Stated problem >> Below are records; reproduce exactly the lines from the one that has "Emit a Python" through the one that has "[0.1, 0.1, 0.1]]", ends included, and nothing more.

Material >>
+ + + + +

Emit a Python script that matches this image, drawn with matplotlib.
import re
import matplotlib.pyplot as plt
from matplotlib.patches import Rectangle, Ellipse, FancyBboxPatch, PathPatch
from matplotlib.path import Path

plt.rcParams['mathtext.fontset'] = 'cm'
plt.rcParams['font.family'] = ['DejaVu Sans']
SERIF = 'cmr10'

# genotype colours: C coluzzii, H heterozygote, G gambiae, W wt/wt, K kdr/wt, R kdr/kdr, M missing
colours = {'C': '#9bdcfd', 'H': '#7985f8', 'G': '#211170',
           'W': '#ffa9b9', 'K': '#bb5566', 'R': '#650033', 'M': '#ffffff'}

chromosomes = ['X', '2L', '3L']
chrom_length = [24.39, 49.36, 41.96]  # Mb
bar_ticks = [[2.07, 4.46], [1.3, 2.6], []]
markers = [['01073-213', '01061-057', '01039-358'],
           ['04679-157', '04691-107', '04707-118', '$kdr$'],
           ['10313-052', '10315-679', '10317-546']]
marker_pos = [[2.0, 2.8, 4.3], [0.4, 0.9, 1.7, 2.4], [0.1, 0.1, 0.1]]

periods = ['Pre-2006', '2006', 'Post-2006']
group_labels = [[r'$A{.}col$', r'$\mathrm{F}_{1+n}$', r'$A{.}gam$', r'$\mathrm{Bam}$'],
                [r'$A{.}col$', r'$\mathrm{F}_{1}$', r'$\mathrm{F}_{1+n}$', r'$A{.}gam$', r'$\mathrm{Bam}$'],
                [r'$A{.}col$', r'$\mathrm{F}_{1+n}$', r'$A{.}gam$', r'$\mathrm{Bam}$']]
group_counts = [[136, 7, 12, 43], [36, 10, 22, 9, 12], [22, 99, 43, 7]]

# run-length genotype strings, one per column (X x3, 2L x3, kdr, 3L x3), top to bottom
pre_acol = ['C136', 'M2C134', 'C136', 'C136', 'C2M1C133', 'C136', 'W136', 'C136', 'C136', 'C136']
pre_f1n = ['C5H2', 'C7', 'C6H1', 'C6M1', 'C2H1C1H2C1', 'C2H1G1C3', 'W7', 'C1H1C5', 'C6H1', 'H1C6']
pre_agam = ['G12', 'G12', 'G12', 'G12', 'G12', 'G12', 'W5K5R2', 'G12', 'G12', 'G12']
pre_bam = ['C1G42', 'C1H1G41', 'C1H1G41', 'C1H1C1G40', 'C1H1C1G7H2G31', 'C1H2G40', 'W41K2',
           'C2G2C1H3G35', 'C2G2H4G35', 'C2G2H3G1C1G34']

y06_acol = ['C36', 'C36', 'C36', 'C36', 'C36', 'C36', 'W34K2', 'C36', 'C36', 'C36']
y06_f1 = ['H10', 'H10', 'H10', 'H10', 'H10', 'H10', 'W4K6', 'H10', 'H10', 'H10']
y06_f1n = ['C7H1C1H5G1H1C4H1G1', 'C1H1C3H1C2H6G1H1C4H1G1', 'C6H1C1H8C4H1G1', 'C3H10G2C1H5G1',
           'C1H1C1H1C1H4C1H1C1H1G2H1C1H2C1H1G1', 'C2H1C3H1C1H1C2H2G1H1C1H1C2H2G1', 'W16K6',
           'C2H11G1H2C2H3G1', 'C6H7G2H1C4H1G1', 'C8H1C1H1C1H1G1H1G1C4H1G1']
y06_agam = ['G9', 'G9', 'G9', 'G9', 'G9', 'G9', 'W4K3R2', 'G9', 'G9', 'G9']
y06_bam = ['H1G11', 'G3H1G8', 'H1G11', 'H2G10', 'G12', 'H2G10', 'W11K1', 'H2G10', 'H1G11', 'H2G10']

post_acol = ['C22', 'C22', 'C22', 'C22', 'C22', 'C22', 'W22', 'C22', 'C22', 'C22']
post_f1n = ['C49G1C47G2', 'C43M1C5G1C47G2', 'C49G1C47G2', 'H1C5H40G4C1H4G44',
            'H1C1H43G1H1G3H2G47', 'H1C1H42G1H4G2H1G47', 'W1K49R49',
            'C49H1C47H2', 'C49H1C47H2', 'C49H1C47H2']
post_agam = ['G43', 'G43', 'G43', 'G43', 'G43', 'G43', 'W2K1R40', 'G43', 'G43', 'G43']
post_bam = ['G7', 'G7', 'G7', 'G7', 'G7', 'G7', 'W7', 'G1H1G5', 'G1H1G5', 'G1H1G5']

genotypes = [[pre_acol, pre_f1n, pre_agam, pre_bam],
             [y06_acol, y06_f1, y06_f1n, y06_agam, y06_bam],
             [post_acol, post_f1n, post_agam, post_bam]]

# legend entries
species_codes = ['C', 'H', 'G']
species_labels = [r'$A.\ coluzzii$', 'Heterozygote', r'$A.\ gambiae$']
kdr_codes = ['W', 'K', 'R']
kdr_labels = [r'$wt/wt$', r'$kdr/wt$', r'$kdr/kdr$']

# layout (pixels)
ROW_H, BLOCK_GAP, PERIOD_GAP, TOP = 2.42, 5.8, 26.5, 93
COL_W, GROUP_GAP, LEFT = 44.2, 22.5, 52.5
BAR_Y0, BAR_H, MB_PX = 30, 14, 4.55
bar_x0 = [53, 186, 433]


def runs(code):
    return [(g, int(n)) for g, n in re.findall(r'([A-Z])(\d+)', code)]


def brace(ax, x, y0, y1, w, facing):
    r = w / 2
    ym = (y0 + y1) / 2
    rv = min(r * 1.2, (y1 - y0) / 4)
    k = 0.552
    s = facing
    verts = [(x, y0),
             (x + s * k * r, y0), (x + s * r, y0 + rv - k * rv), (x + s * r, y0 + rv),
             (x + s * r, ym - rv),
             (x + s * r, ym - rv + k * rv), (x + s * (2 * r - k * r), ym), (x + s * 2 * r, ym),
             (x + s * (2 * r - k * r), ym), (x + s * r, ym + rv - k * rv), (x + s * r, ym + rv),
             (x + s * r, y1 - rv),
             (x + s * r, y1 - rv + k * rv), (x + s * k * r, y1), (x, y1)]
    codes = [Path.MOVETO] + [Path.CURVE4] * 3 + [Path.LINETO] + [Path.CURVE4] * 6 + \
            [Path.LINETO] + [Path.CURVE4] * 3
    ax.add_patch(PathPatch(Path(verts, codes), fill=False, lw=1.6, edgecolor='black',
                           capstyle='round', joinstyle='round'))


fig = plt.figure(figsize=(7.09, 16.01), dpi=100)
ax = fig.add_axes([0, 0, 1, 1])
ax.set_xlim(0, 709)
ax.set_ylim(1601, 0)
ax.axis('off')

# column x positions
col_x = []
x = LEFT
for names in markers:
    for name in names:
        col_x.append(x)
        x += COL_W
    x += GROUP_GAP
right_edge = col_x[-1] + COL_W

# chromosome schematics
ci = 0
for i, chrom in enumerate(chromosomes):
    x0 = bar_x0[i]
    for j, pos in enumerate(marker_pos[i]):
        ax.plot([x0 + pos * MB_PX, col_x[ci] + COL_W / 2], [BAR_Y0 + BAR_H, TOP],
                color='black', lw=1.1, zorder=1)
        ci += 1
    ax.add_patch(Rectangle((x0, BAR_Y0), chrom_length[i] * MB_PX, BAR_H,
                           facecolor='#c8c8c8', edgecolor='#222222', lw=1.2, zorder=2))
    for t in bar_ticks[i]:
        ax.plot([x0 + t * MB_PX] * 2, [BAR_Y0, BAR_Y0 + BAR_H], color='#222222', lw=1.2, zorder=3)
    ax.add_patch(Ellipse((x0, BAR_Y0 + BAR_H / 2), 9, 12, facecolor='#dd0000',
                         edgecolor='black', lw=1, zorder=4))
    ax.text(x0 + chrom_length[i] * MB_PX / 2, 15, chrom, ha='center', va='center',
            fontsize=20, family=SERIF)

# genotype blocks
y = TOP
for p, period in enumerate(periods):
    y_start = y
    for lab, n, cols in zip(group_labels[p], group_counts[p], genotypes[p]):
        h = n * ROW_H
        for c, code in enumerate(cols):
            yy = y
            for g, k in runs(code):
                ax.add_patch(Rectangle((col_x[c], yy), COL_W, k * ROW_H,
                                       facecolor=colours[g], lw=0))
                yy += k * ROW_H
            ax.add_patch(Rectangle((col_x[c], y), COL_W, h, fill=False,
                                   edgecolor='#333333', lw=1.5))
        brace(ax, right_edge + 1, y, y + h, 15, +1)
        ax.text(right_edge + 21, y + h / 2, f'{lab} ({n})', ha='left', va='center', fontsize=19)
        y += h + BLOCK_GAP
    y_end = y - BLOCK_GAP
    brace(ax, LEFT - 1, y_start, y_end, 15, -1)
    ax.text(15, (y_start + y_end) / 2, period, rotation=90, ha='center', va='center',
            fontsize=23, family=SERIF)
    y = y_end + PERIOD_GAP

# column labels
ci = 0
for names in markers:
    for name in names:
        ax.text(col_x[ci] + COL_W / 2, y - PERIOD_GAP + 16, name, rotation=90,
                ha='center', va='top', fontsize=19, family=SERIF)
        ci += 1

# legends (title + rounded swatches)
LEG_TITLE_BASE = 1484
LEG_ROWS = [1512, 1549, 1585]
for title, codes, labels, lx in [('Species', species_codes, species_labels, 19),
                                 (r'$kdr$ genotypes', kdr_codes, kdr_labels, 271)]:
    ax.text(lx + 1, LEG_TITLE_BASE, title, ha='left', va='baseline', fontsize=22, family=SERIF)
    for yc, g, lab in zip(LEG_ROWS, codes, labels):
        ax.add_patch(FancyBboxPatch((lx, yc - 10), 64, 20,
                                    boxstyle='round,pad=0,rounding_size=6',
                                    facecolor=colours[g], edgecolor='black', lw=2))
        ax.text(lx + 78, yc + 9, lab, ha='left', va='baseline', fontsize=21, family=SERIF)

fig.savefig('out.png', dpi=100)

+ + + + +

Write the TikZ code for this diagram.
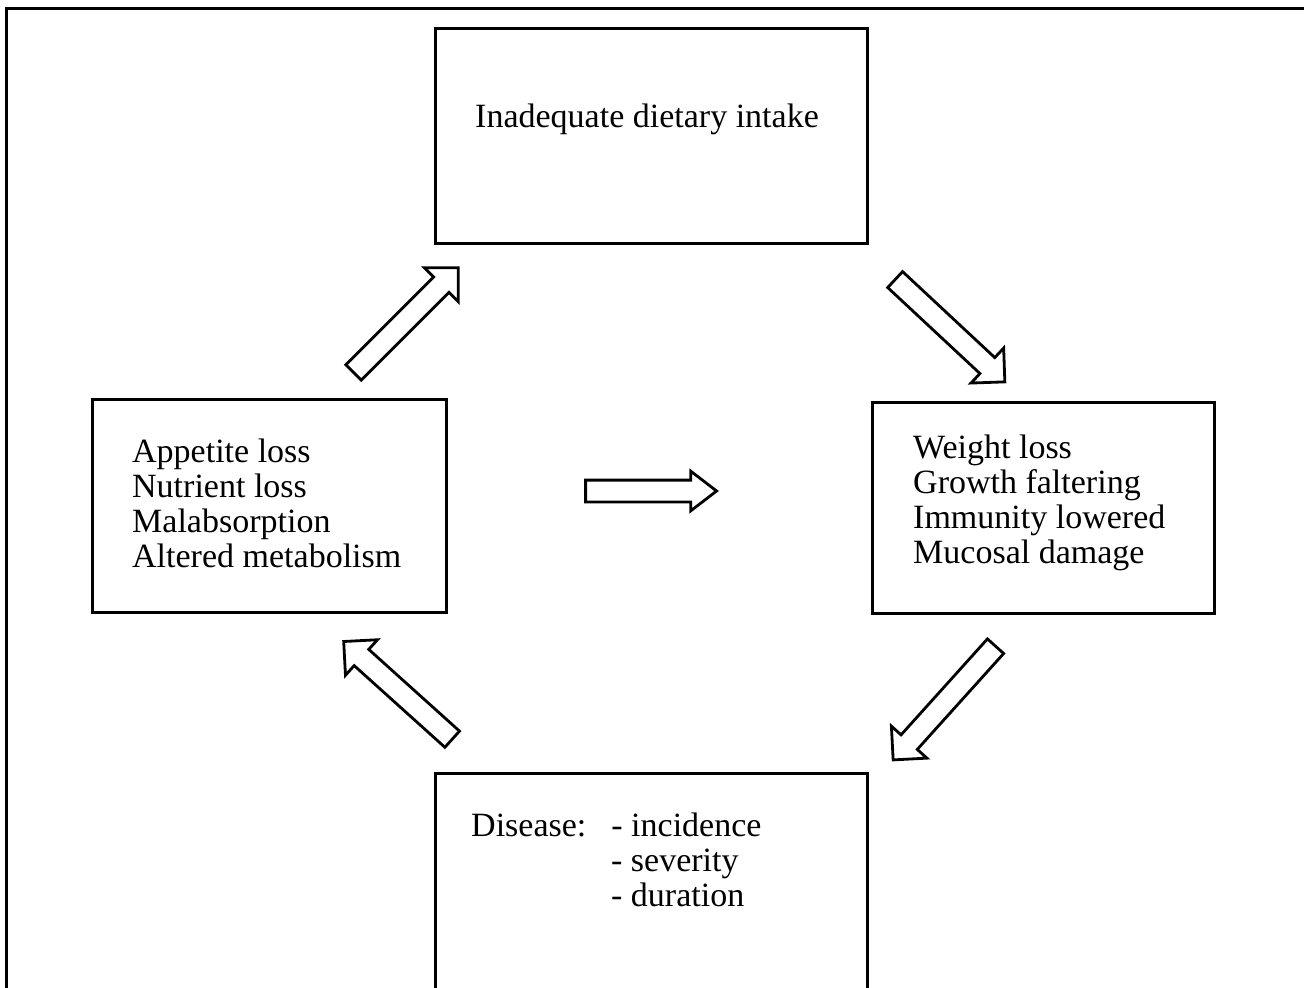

+ + + + +

Result of this exercise >>
Emit a Python script that matches this image, drawn with matplotlib.
import re
import matplotlib.pyplot as plt
from matplotlib.patches import Rectangle, Ellipse, FancyBboxPatch, PathPatch
from matplotlib.path import Path

plt.rcParams['mathtext.fontset'] = 'cm'
plt.rcParams['font.family'] = ['DejaVu Sans']
SERIF = 'cmr10'

# genotype colours: C coluzzii, H heterozygote, G gambiae, W wt/wt, K kdr/wt, R kdr/kdr, M missing
colours = {'C': '#9bdcfd', 'H': '#7985f8', 'G': '#211170',
           'W': '#ffa9b9', 'K': '#bb5566', 'R': '#650033', 'M': '#ffffff'}

chromosomes = ['X', '2L', '3L']
chrom_length = [24.39, 49.36, 41.96]  # Mb
bar_ticks = [[2.07, 4.46], [1.3, 2.6], []]
markers = [['01073-213', '01061-057', '01039-358'],
           ['04679-157', '04691-107', '04707-118', '$kdr$'],
           ['10313-052', '10315-679', '10317-546']]
marker_pos = [[2.0, 2.8, 4.3], [0.4, 0.9, 1.7, 2.4], [0.1, 0.1, 0.1]]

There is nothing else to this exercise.